夕暮れのフクロウ

―――すべての理論は灰色で、生命は緑なす樹。ヘーゲル概念論の研究のために―――(赤尾秀一の研究ブログ)

概念とは何か②

2005年10月16日 | 概念論

私たちは特定の音楽家を指して、「彼は音楽家そのものである」とか「彼は真の音楽家である」と言ったりする。ここで言う「そのもの」とか「真の」という言葉で表現されている事柄が「概念」である。そのとき、このように判断する者の頭の中には、「真の音楽家」についての観念が存在する。そして、現実の芥川也寸志や武満徹といった音楽家と、頭の中に存在する彼の「真の音楽家の観念」を比較することによって、「彼は真の音楽家である」とか「彼は偽の画家である」とか判断している。

現実に存在する事物と、頭の中に持っている「概念」とを比較することによって、また、事物がその概念にどれだけ近いかによって、「真理である」とか「優れている」とか「偽物である」とかいった判断を彼は下している。

「概念」とは、このように「何々という事物についての真の観念」のことである。だから、たとえば病気の人間や犯罪を犯す現実の人間は、「人間」という「概念」に一致しないから、そのような人間は真理とは呼べない。
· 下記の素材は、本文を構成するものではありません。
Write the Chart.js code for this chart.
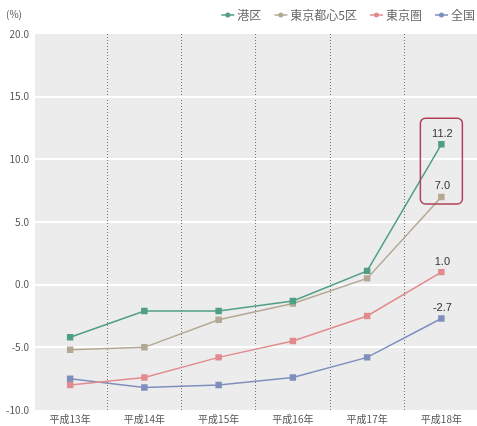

このように事物の実在がその概念に一致していることが真理であるとヘーゲルは言う。

これに対して、一般に解されている「概念」とは、多くの事物の中に共通する要素を抽象して得られた観念を言うに過ぎない。たとえば、Aという人間、Bという人間、Cという人間、Dという人間、さらにE ,F ,Gなど現実に存在する一定の共通の性質を備えた個々の具体的な人間から、経験や観察を通して、「言葉を話す」とか「道具を作る」とか「火を使う」などの共通の特徴を抽象して「人間」という「観念」を作り出す。そして、その観念は特定の「人間」という言語と結合させられる。そして、無限の言語活動を通じて、「人間」という言葉から、「人間」という観念を条件反射的に結びつけるようになり、言語という社会的に共通の信号を形成することによって、知識や情報の伝達を可能にしたのである。

だから、一般に理解されている「概念」とヘーゲルの用語法としての「概念」とは、少し異なっている。一般に理解されている「概念」は、正確には「観念」もしくは「表象」と呼ばれるべきものである。

そして、人間は事物が真理であるかどうかは、現実に存在する事物と、頭の中に観念として存在する(実際に概念は観念でもある)「概念」と比較されることによって判断される。したがって、哲学が真理を研究するとき、まず概念とは何かが明かにされなければならない。